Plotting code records
>> begin

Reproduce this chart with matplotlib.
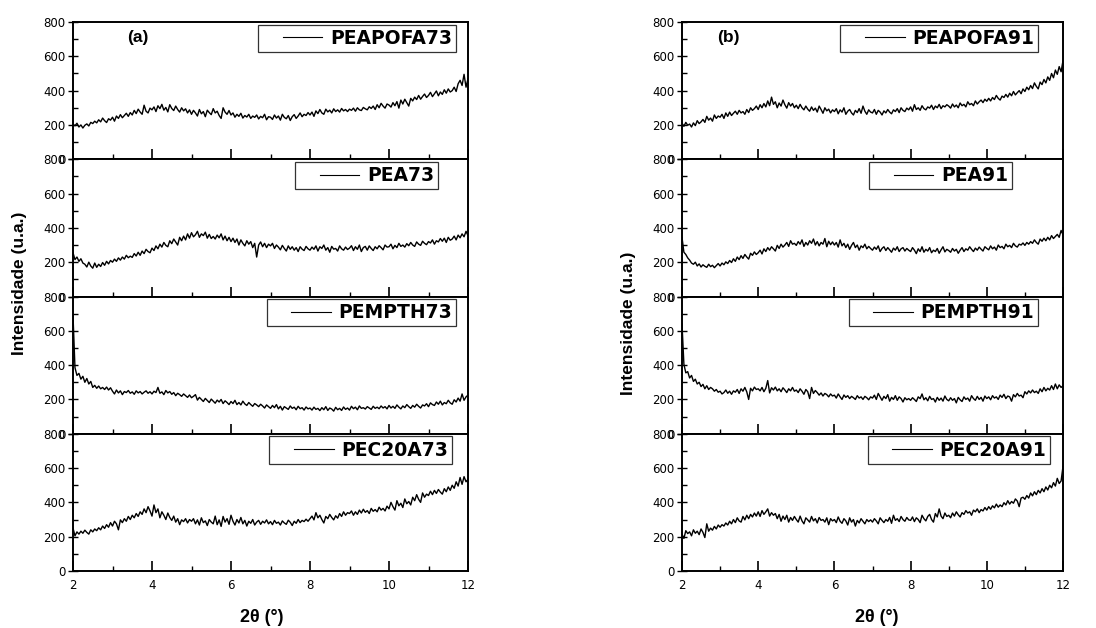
import numpy as np
import matplotlib
matplotlib.use("Agg")
import matplotlib.pyplot as plt
from matplotlib.ticker import MultipleLocator
from matplotlib.legend_handler import HandlerLine2D

# 2-theta scan, 2 to 12 degrees, 0.05 step
theta_start, theta_end = 2, 12

peapofa73 = [
    205, 195, 210, 188, 200, 182, 198, 206, 194, 215, 208, 222, 212, 230, 218, 240, 225, 214, 236, 228,
    245, 222, 252, 238, 260, 242, 255, 268, 250, 272, 258, 285, 266, 292, 275, 262, 315, 280, 270, 298,
    288, 305, 278, 312, 295, 320, 286, 302, 276, 318, 296, 284, 310, 290, 275, 300, 282, 294, 270, 288,
    262, 285, 270, 252, 290, 265, 278, 248, 286, 272, 260, 295, 270, 280, 255, 238, 300, 275, 262, 284,
    258, 270, 245, 262, 250, 268, 240, 255, 246, 262, 238, 252, 244, 258, 235, 250, 242, 262, 230, 248,
    245, 232, 258, 240, 252, 228, 262, 244, 236, 255, 226, 248, 260, 238, 252, 270, 248, 262, 255, 272,
    258, 275, 250, 282, 266, 290, 270, 262, 292, 276, 286, 270, 294, 278, 288, 275, 296, 282, 290, 278,
    292, 285, 298, 280, 300, 288, 284, 302, 294, 288, 306, 296, 310, 290, 318, 300, 326, 310, 298, 322,
    316, 304, 330, 312, 336, 298, 345, 322, 350, 330, 310, 355, 340, 362, 348, 372, 350, 366, 380, 360,
    372, 390, 365, 382, 398, 370, 392, 378, 405, 385, 410, 392, 400, 420, 395, 440, 460, 430, 495, 420,
    470,
]

pea73 = [
    255, 215, 230, 205, 220, 195, 188, 172, 200, 178, 165, 195, 170, 188, 175, 198, 182, 205, 190, 210,
    200, 218, 205, 225, 212, 230, 218, 240, 226, 235, 228, 250, 236, 258, 240, 265, 250, 275, 262, 255,
    282, 268, 295, 278, 305, 288, 315, 298, 290, 325, 308, 335, 318, 300, 345, 325, 352, 330, 365, 340,
    372, 348, 360, 380, 345, 365, 355, 375, 340, 362, 338, 350, 335, 358, 342, 365, 330, 352, 325, 345,
    320, 340, 315, 335, 300, 330, 310, 295, 325, 305, 320, 285, 310, 230, 300, 318, 290, 310, 285, 305,
    295, 310, 280, 300, 288, 272, 298, 280, 265, 295, 275, 290, 270, 285, 262, 290, 276, 268, 292, 278,
    270, 288, 275, 295, 265, 290, 280, 300, 270, 285, 258, 292, 276, 280, 265, 295, 278, 270, 288, 274,
    282, 296, 268, 290, 275, 300, 262, 285, 292, 270, 295, 280, 268, 290, 278, 296, 285, 272, 300, 288,
    290, 305, 278, 298, 285, 310, 292, 300, 288, 308, 296, 315, 300, 292, 318, 305, 298, 322, 310, 302,
    320, 312, 330, 305, 325, 318, 338, 322, 340, 315, 345, 328, 335, 352, 330, 358, 342, 365, 348, 380,
    355,
]

pempth73 = [
    690, 385, 340, 352, 318, 335, 300, 322, 290, 305, 270, 282, 265, 278, 262, 270, 258, 272, 255, 268,
    248, 232, 255, 238, 250, 228, 246, 240, 252, 236, 244, 230, 250, 238, 246, 232, 242, 250, 236, 245,
    232, 248, 240, 270, 236, 244, 228, 252, 238, 246, 230, 240, 222, 236, 228, 218, 232, 222, 212, 226,
    210, 218, 228, 196, 212, 200, 188, 206, 194, 182, 202, 190, 178, 196, 185, 200, 176, 192, 182, 170,
    188, 176, 195, 170, 182, 168, 190, 174, 165, 182, 170, 160, 176, 168, 158, 172, 162, 150, 168, 158,
    148, 165, 152, 170, 145, 160, 138, 158, 150, 142, 162, 148, 155, 140, 160, 146, 152, 138, 156, 145,
    150, 138, 155, 142, 148, 135, 152, 140, 158, 136, 150, 144, 132, 154, 140, 148, 136, 156, 142, 150,
    138, 160, 146, 155, 140, 162, 148, 152, 144, 158, 150, 142, 160, 148, 155, 146, 162, 150, 158, 145,
    165, 150, 160, 148, 168, 155, 145, 162, 152, 170, 158, 148, 165, 155, 172, 160, 150, 168, 162, 175,
    158, 180, 170, 165, 185, 172, 190, 168, 182, 175, 195, 180, 172, 198, 185, 208, 190, 232, 195, 215,
    225,
]

pec20a73 = [
    250, 205, 228, 215, 232, 220, 238, 225, 215, 240, 228, 245, 235, 252, 240, 262, 248, 270, 255, 282,
    262, 290, 275, 240, 298, 282, 305, 290, 318, 300, 325, 310, 335, 318, 345, 330, 362, 340, 375, 350,
    320, 385, 340, 362, 310, 345, 325, 300, 338, 312, 295, 320, 285, 305, 270, 298, 288, 305, 280, 300,
    290, 305, 275, 298, 268, 310, 282, 292, 265, 300, 285, 275, 320, 270, 298, 260, 318, 285, 305, 272,
    325, 290, 268, 300, 280, 312, 275, 295, 262, 290, 278, 300, 268, 285, 295, 272, 290, 280, 298, 275,
    288, 270, 295, 278, 285, 268, 292, 280, 272, 296, 284, 265, 290, 278, 300, 282, 295, 288, 302, 290,
    305, 320, 298, 340, 310, 325, 300, 280, 318, 305, 330, 312, 298, 322, 308, 335, 318, 345, 325, 340,
    335, 350, 325, 345, 330, 355, 338, 360, 342, 352, 335, 365, 348, 358, 345, 372, 355, 365, 350, 378,
    362, 400, 375, 355, 410, 380, 395, 370, 420, 392, 405, 385, 430, 410, 445, 418, 400, 455, 430, 448,
    440, 465, 445, 470, 452, 475, 460, 448, 480, 462, 490, 470, 500, 482, 520, 495, 545, 505, 550, 520,
    535,
]

peapofa91 = [
    210, 192, 215, 198, 205, 188, 212, 196, 225, 208, 218, 232, 215, 250, 228, 240, 222, 258, 238, 252,
    245, 262, 238, 270, 250, 275, 255, 268, 280, 262, 285, 270, 278, 262, 290, 272, 300, 285, 295, 310,
    290, 318, 300, 325, 305, 340, 312, 362, 320, 335, 300, 328, 310, 345, 318, 298, 330, 310, 325, 300,
    315, 295, 320, 300, 288, 310, 292, 280, 305, 285, 298, 275, 310, 290, 268, 300, 282, 292, 270, 288,
    278, 295, 265, 288, 275, 300, 262, 280, 290, 270, 258, 285, 272, 295, 268, 310, 280, 262, 288, 275,
    270, 290, 262, 285, 275, 258, 282, 270, 290, 275, 265, 288, 278, 295, 272, 300, 285, 278, 298, 288,
    305, 280, 318, 290, 300, 285, 312, 295, 288, 305, 298, 315, 290, 310, 300, 320, 295, 312, 305, 318,
    310, 298, 322, 305, 316, 300, 328, 312, 320, 305, 335, 318, 325, 312, 340, 322, 335, 345, 330, 350,
    338, 355, 340, 360, 348, 372, 355, 345, 368, 360, 378, 362, 385, 370, 395, 375, 388, 400, 382, 410,
    395, 420, 405, 430, 412, 445, 425, 410, 450, 435, 465, 445, 480, 460, 500, 475, 520, 495, 540, 510,
    575,
]

pea91 = [
    345, 258, 245, 225, 212, 195, 188, 200, 178, 190, 172, 185, 176, 170, 188, 174, 182, 168, 180, 192,
    178, 195, 185, 202, 192, 210, 198, 220, 205, 230, 215, 238, 222, 245, 230, 218, 252, 240, 260, 245,
    255, 270, 248, 278, 262, 285, 270, 290, 278, 265, 298, 280, 305, 288, 300, 315, 292, 325, 305, 310,
    298, 320, 305, 330, 292, 315, 300, 325, 310, 335, 300, 320, 295, 315, 305, 338, 290, 322, 302, 318,
    300, 315, 288, 330, 295, 310, 285, 305, 275, 298, 315, 285, 300, 270, 295, 285, 305, 278, 292, 280,
    270, 288, 275, 295, 262, 280, 290, 268, 285, 272, 258, 282, 270, 290, 262, 278, 285, 265, 280, 270,
    262, 285, 270, 250, 278, 262, 290, 258, 275, 265, 285, 255, 270, 262, 280, 252, 272, 290, 260, 275,
    268, 258, 280, 265, 275, 252, 270, 285, 262, 278, 270, 290, 275, 262, 282, 270, 288, 276, 265, 290,
    280, 272, 295, 278, 288, 270, 300, 285, 292, 278, 305, 290, 298, 285, 310, 295, 288, 305, 300, 312,
    298, 315, 305, 320, 310, 330, 315, 305, 335, 322, 340, 325, 345, 330, 355, 338, 350, 362, 345, 385,
    360,
]

pempth91 = [
    640, 405, 355, 362, 325, 340, 305, 318, 290, 300, 275, 288, 262, 280, 258, 270, 262, 248, 258, 242,
    248, 232, 240, 255, 236, 248, 230, 250, 242, 258, 235, 262, 248, 270, 244, 200, 265, 250, 272, 258,
    262, 250, 270, 245, 265, 310, 238, 268, 255, 272, 250, 262, 245, 268, 255, 240, 262, 250, 270, 248,
    255, 240, 262, 248, 230, 258, 245, 205, 270, 235, 252, 240, 225, 238, 220, 235, 228, 215, 232, 220,
    225, 208, 232, 215, 200, 226, 212, 222, 205, 218, 210, 200, 222, 208, 215, 200, 218, 210, 198, 215,
    208, 225, 200, 235, 215, 195, 218, 205, 228, 190, 212, 200, 222, 195, 215, 205, 185, 210, 198, 205,
    195, 210, 200, 188, 215, 205, 232, 198, 210, 192, 218, 200, 205, 185, 212, 195, 208, 190, 220, 200,
    192, 210, 195, 205, 180, 212, 198, 188, 215, 200, 208, 190, 222, 205, 195, 218, 200, 212, 190, 220,
    205, 215, 198, 222, 208, 215, 200, 225, 212, 230, 205, 220, 215, 190, 228, 215, 235, 220, 225, 210,
    245, 232, 250, 238, 255, 240, 248, 235, 262, 245, 270, 250, 265, 255, 280, 258, 290, 262, 285, 270,
    280,
]

pec20a91 = [
    215, 190, 235, 218, 228, 205, 240, 220, 232, 212, 245, 225, 195, 275, 232, 250, 238, 260, 245, 268,
    255, 270, 262, 280, 268, 290, 275, 300, 282, 310, 292, 285, 318, 298, 325, 305, 330, 315, 338, 320,
    345, 318, 352, 330, 345, 362, 320, 340, 325, 335, 305, 330, 290, 320, 300, 325, 285, 312, 295, 318,
    300, 285, 320, 292, 275, 310, 298, 285, 318, 292, 305, 280, 312, 295, 300, 285, 310, 270, 305, 292,
    300, 282, 315, 290, 278, 305, 292, 268, 310, 285, 300, 262, 295, 280, 305, 290, 275, 300, 288, 298,
    285, 305, 292, 275, 310, 295, 282, 300, 290, 312, 278, 325, 295, 305, 288, 318, 300, 290, 312, 298,
    295, 315, 288, 310, 300, 282, 325, 305, 292, 318, 330, 300, 285, 335, 315, 362, 320, 305, 338, 318,
    325, 310, 338, 320, 345, 328, 315, 340, 330, 352, 338, 345, 325, 355, 345, 362, 340, 358, 350, 370,
    355, 375, 360, 380, 368, 390, 372, 385, 375, 398, 385, 410, 390, 405, 395, 420, 408, 375, 425, 430,
    418, 440, 425, 455, 438, 462, 445, 470, 455, 480, 462, 490, 472, 500, 485, 515, 495, 540, 510, 525,
    610,
]

left_series = [peapofa73, pea73, pempth73, pec20a73]
left_names = ["PEAPOFA73", "PEA73", "PEMPTH73", "PEC20A73"]
right_series = [peapofa91, pea91, pempth91, pec20a91]
right_names = ["PEAPOFA91", "PEA91", "PEMPTH91", "PEC20A91"]

W, H = 1096, 628
fig = plt.figure(figsize=(W / 100, H / 100), dpi=100)


class ShortLine(HandlerLine2D):
    # Origin-style legend: short sample line pushed to the right of the handle box
    def get_xdata(self, legend, xdescent, ydescent, width, height, fontsize):
        xd, xm = super().get_xdata(legend, xdescent, ydescent, width, height, fontsize)
        return np.array([-xdescent + width * 0.34, -xdescent + width]), xm


def panel(x0, x1, row, y, name, leg_x):
    top, bottom = 22, 571
    h = (bottom - top) / 4
    ax = fig.add_axes([x0 / W, 1 - (top + h * (row + 1)) / H, (x1 - x0) / W, h / H])
    x = np.linspace(theta_start, theta_end, len(y))
    ax.plot(x, y, color="black", lw=1.0, label=name)
    ax.set_xlim(theta_start, theta_end)
    ax.set_ylim(0, 800)
    ax.xaxis.set_major_locator(MultipleLocator(2))
    ax.xaxis.set_minor_locator(MultipleLocator(1))
    ax.yaxis.set_major_locator(MultipleLocator(200))
    ax.yaxis.set_minor_locator(MultipleLocator(100))
    ax.tick_params(axis="x", which="major", direction="in", length=7, width=1.2, pad=6)
    ax.tick_params(axis="x", which="minor", direction="in", length=3.5, width=1.0)
    ax.tick_params(axis="y", which="major", direction="inout", length=7, width=1.0, pad=2)
    ax.tick_params(axis="y", which="minor", direction="in", length=3.5, width=1.0)
    for s in ax.spines.values():
        s.set_linewidth(1.4)
    if row < 3:
        ax.tick_params(axis="x", labelbottom=False)
    for lab in ax.get_xticklabels() + ax.get_yticklabels():
        lab.set_fontfamily("DejaVu Sans")
        lab.set_fontsize(8.5)
    leg = ax.legend(loc="upper right", bbox_to_anchor=((leg_x - x0) / (x1 - x0), 0.98),
                    borderaxespad=0, frameon=True, fancybox=False, handlelength=3.2,
                    handletextpad=0.4, borderpad=0.22,
                    handler_map={ax.lines[0]: ShortLine()},
                    prop={"family": "DejaVu Sans", "weight": "bold", "size": 13.5})
    leg.get_frame().set_edgecolor("black")
    leg.get_frame().set_linewidth(0.9)
    for ln in leg.get_lines():
        ln.set_linewidth(0.8)
    return ax


left_leg = [456, 438, 456, 452]
right_leg = [1038, 1012, 1038, 1050]

for i in range(4):
    ax = panel(73, 468, i, left_series[i], left_names[i], left_leg[i])
    if i == 0:
        ax.text(0.163, 0.89, "(a)", transform=ax.transAxes, ha="center", va="center",
                fontsize=12.5, fontweight="bold", family="Liberation Sans")
for i in range(4):
    ax = panel(682, 1063, i, right_series[i], right_names[i], right_leg[i])
    if i == 0:
        ax.text(0.123, 0.89, "(b)", transform=ax.transAxes, ha="center", va="center",
                fontsize=12.5, fontweight="bold", family="Liberation Sans")

for xc, yc in ((20, 283), (628, 323)):
    fig.text(xc / W, 1 - yc / H, "Intensidade (u.a.)", rotation=90, ha="center", va="center",
             fontsize=12.5, fontweight="bold", family="Liberation Sans")
for xc in (262, 877):
    fig.text(xc / W, 1 - 618 / H, "2θ (°)", ha="center", va="center",
             fontsize=13, fontweight="bold", family="Liberation Sans")

fig.savefig("out.png", dpi=100)
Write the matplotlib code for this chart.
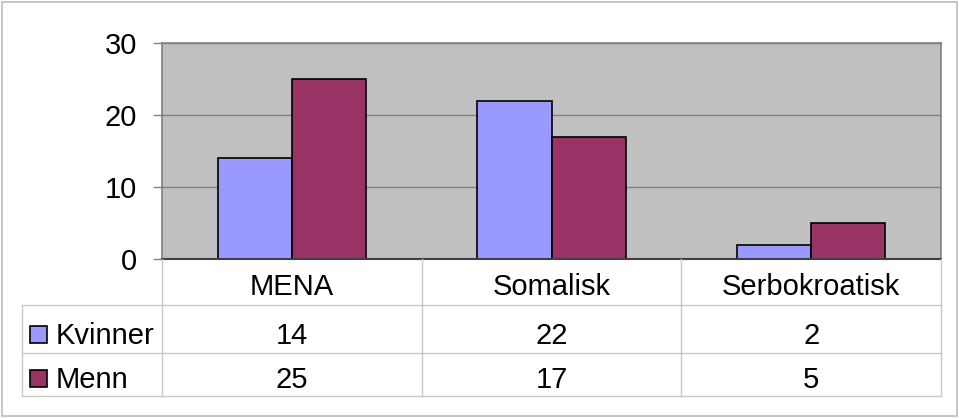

>> end

Transcribe the opening line of the listing above, please, and every line after it through the line with "from matplotlib.legend_handler import", word for word, without pictures.

Reproduce this chart with matplotlib.
import numpy as np
import matplotlib
matplotlib.use("Agg")
import matplotlib.pyplot as plt
from matplotlib.ticker import MultipleLocator
from matplotlib.legend_handler import HandlerLine2D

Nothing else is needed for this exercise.